Records with drawing code
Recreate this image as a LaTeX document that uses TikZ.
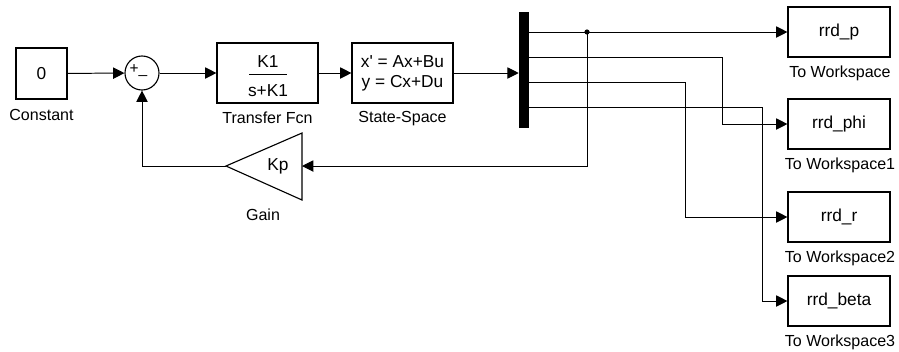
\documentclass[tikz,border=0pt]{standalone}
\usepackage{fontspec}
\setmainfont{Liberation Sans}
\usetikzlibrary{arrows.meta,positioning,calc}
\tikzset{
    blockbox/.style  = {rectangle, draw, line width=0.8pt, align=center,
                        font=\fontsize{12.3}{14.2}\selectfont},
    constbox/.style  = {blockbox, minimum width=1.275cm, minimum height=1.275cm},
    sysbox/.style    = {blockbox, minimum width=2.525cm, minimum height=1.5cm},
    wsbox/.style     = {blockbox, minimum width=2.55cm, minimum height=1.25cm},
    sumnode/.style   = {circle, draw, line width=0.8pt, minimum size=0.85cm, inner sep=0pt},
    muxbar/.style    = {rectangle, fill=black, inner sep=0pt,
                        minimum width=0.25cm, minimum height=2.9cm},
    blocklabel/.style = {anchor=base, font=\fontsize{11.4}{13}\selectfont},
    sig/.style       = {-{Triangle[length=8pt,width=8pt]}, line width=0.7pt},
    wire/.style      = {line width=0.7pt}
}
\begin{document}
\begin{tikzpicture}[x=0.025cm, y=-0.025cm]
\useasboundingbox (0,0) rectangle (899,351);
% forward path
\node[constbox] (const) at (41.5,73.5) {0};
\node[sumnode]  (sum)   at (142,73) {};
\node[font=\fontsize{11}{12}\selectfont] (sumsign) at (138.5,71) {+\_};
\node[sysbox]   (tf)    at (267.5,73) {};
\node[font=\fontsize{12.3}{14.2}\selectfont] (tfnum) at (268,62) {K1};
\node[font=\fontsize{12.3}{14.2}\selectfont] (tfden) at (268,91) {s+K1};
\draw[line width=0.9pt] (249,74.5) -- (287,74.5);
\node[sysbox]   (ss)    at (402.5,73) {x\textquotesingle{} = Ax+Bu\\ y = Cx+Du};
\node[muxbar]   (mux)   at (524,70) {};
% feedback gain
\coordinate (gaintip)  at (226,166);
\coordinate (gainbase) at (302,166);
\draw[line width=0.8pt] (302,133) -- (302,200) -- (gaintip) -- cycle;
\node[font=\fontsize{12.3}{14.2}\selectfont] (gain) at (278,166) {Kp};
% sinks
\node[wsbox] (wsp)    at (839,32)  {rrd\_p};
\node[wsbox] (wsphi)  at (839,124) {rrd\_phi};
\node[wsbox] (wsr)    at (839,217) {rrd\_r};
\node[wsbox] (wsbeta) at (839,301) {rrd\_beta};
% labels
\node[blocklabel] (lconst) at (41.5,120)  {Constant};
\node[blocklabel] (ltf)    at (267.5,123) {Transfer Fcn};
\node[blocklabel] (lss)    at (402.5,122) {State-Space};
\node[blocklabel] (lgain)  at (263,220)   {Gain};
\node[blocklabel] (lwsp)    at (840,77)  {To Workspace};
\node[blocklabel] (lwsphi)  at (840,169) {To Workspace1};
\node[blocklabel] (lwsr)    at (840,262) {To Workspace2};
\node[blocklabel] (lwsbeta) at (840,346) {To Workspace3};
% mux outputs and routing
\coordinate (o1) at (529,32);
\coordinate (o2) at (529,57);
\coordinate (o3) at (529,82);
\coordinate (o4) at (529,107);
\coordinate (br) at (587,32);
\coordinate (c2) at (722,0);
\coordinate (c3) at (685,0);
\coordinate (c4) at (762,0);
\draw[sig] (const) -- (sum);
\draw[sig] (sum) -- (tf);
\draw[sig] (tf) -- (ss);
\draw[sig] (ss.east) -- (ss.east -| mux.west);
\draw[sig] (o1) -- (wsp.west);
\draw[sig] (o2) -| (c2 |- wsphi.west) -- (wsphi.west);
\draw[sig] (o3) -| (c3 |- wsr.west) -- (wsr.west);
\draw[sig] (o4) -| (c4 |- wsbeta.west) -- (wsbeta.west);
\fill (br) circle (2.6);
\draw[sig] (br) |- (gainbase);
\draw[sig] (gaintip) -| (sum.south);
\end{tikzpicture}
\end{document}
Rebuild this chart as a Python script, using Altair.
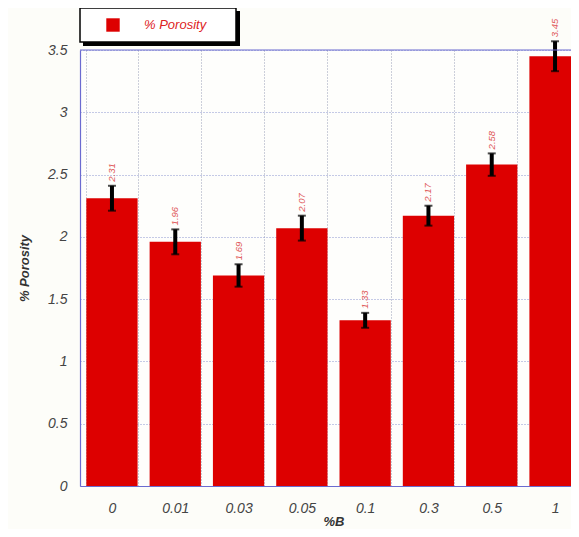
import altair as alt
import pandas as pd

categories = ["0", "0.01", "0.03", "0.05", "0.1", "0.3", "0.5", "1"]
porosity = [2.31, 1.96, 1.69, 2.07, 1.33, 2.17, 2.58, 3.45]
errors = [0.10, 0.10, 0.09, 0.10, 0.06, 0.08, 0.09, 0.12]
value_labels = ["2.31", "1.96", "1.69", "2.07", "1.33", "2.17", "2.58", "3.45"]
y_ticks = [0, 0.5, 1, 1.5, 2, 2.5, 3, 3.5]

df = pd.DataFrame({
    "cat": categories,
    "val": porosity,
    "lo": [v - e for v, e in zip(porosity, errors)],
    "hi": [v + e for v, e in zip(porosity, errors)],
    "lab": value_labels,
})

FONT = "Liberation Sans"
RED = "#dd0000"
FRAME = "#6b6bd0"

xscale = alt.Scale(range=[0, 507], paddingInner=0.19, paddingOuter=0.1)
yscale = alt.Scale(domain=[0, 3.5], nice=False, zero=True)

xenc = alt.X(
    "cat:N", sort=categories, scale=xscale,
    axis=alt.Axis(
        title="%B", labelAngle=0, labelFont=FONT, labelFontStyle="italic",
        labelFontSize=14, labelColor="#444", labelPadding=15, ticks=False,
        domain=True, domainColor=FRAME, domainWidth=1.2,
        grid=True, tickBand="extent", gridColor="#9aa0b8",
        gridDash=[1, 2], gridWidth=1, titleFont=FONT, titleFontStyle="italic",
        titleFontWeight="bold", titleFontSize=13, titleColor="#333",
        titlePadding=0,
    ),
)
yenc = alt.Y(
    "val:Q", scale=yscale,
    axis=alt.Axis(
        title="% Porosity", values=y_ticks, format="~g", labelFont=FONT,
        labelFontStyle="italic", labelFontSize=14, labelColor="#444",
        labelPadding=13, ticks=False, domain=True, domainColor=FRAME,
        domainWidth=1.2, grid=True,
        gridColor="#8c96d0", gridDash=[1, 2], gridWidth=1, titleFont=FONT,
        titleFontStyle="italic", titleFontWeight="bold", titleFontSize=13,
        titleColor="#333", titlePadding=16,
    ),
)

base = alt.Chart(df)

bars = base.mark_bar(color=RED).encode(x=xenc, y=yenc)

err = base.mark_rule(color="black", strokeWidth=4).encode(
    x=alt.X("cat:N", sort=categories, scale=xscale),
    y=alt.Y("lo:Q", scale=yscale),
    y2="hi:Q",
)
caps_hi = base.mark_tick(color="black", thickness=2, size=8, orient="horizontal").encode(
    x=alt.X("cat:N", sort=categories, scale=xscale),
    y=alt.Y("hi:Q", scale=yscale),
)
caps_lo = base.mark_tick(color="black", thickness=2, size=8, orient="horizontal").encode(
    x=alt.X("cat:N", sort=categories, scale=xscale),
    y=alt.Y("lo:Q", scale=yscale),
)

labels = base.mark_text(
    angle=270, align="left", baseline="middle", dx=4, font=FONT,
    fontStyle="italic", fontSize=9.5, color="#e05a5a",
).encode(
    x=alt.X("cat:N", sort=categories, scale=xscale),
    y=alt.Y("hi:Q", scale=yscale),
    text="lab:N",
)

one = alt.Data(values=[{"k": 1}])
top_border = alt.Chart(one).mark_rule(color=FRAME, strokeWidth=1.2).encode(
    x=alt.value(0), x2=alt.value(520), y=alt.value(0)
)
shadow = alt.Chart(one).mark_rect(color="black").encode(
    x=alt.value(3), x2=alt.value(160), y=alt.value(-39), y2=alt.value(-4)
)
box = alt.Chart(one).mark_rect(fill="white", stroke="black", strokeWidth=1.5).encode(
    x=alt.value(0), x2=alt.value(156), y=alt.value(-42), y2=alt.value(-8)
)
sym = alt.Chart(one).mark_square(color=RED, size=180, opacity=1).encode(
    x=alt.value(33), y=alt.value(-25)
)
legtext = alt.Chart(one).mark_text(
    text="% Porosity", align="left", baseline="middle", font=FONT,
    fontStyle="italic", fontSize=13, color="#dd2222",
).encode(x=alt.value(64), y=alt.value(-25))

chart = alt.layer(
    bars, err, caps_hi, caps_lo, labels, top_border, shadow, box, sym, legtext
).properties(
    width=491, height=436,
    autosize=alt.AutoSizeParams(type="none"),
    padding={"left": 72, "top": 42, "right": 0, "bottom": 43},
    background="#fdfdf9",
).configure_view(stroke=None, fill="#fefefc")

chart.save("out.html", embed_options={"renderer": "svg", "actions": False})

▸ **YOUR OBJECTIVE**:
Beginning with the line above that contains "Rebuild this chart" and finishing with the line that contains "y_ticks = [0, 0.5, 1, 1.5, 2, 2.5, 3, 3.5]", print those lines exactly and only. Skip all pictures.

▸ **SOLUTION**:
Rebuild this chart as a Python script, using Altair.
import altair as alt
import pandas as pd

categories = ["0", "0.01", "0.03", "0.05", "0.1", "0.3", "0.5", "1"]
porosity = [2.31, 1.96, 1.69, 2.07, 1.33, 2.17, 2.58, 3.45]
errors = [0.10, 0.10, 0.09, 0.10, 0.06, 0.08, 0.09, 0.12]
value_labels = ["2.31", "1.96", "1.69", "2.07", "1.33", "2.17", "2.58", "3.45"]
y_ticks = [0, 0.5, 1, 1.5, 2, 2.5, 3, 3.5]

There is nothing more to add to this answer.